* **GIVEN INFORMATION**:
-- BEGIN --

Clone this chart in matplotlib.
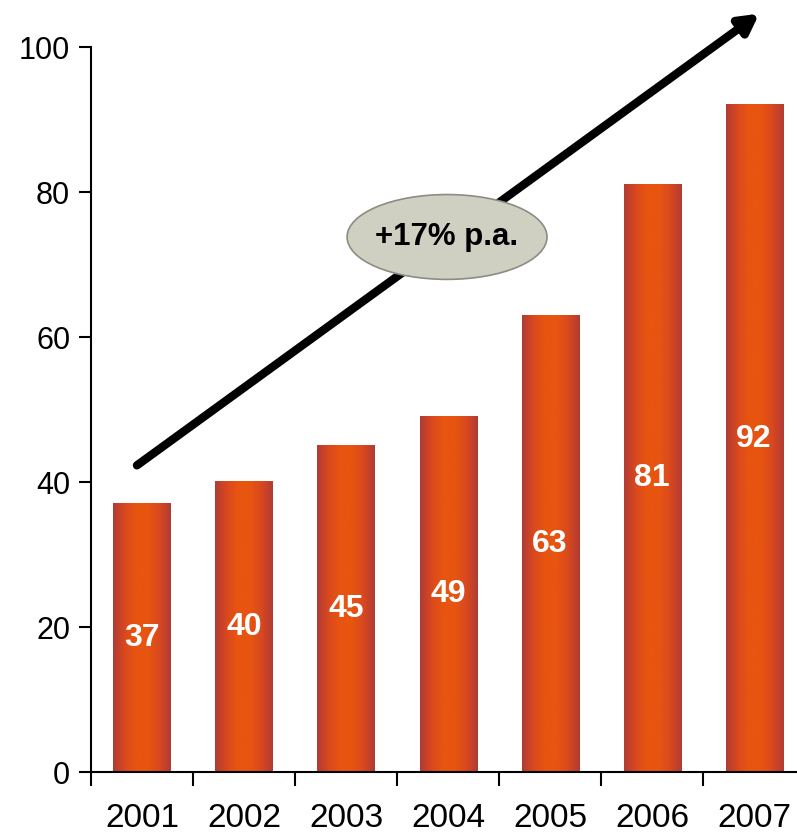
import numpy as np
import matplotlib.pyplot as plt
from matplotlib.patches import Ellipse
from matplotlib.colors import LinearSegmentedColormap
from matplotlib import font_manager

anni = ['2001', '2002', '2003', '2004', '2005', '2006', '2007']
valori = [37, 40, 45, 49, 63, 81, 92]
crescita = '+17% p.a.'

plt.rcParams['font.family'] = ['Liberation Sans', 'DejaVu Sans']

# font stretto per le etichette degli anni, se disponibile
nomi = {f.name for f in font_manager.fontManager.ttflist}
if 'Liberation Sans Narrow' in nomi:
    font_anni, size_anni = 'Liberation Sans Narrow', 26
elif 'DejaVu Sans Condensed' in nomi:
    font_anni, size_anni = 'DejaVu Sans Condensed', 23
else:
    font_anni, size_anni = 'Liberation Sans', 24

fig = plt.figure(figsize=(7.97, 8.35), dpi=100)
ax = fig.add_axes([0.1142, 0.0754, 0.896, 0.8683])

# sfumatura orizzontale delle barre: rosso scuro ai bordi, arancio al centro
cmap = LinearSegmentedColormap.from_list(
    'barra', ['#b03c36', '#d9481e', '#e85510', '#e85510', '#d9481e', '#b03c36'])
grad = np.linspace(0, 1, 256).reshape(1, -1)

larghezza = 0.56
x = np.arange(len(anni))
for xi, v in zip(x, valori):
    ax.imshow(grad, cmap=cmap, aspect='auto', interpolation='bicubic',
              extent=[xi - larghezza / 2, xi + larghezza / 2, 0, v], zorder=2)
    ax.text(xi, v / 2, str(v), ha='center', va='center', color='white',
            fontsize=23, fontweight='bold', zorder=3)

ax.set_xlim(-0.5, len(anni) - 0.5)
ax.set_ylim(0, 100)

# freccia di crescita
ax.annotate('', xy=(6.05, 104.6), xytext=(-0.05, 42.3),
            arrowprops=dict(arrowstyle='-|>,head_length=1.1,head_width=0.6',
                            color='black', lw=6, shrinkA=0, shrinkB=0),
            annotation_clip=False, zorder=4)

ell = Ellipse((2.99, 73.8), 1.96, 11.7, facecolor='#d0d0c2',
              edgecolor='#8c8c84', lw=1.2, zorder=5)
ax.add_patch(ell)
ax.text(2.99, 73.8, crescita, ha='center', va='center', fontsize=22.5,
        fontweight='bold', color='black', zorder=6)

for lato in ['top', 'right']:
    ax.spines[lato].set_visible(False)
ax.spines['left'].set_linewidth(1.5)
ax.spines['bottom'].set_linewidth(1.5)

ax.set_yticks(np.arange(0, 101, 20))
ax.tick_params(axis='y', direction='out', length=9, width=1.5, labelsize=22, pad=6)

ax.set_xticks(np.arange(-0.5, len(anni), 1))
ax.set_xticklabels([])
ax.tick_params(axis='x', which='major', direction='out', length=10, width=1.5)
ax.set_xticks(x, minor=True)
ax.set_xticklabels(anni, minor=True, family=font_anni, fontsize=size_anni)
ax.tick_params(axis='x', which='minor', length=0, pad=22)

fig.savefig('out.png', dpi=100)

-- END --
-- BEGIN --

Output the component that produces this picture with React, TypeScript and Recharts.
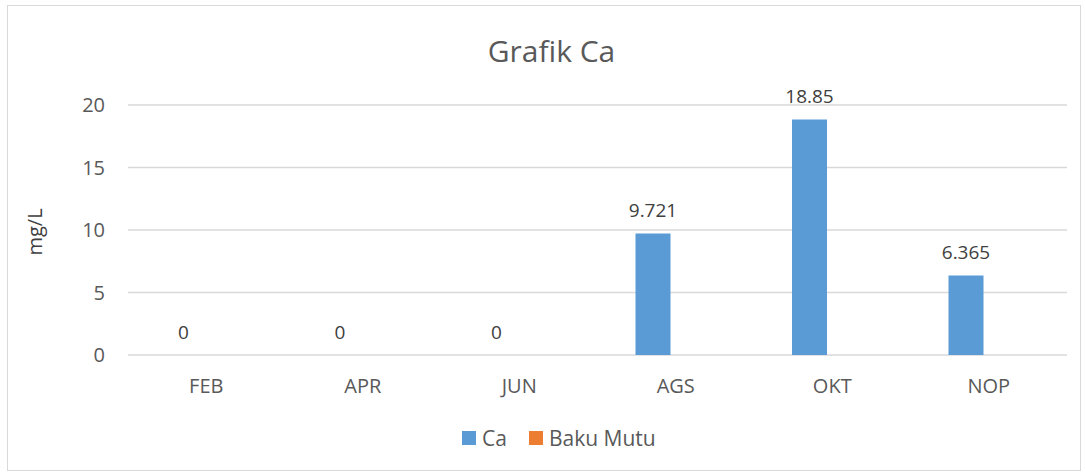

-- END --

* **GOAL**: Word for word, repeat the lines above from the one with "Clone this chart in matplotlib." through the one with "crescita = '+17% p.a.'", and nothing beyond them. Omit the pictures.

* **TASK RESPONSE**:
Clone this chart in matplotlib.
import numpy as np
import matplotlib.pyplot as plt
from matplotlib.patches import Ellipse
from matplotlib.colors import LinearSegmentedColormap
from matplotlib import font_manager

anni = ['2001', '2002', '2003', '2004', '2005', '2006', '2007']
valori = [37, 40, 45, 49, 63, 81, 92]
crescita = '+17% p.a.'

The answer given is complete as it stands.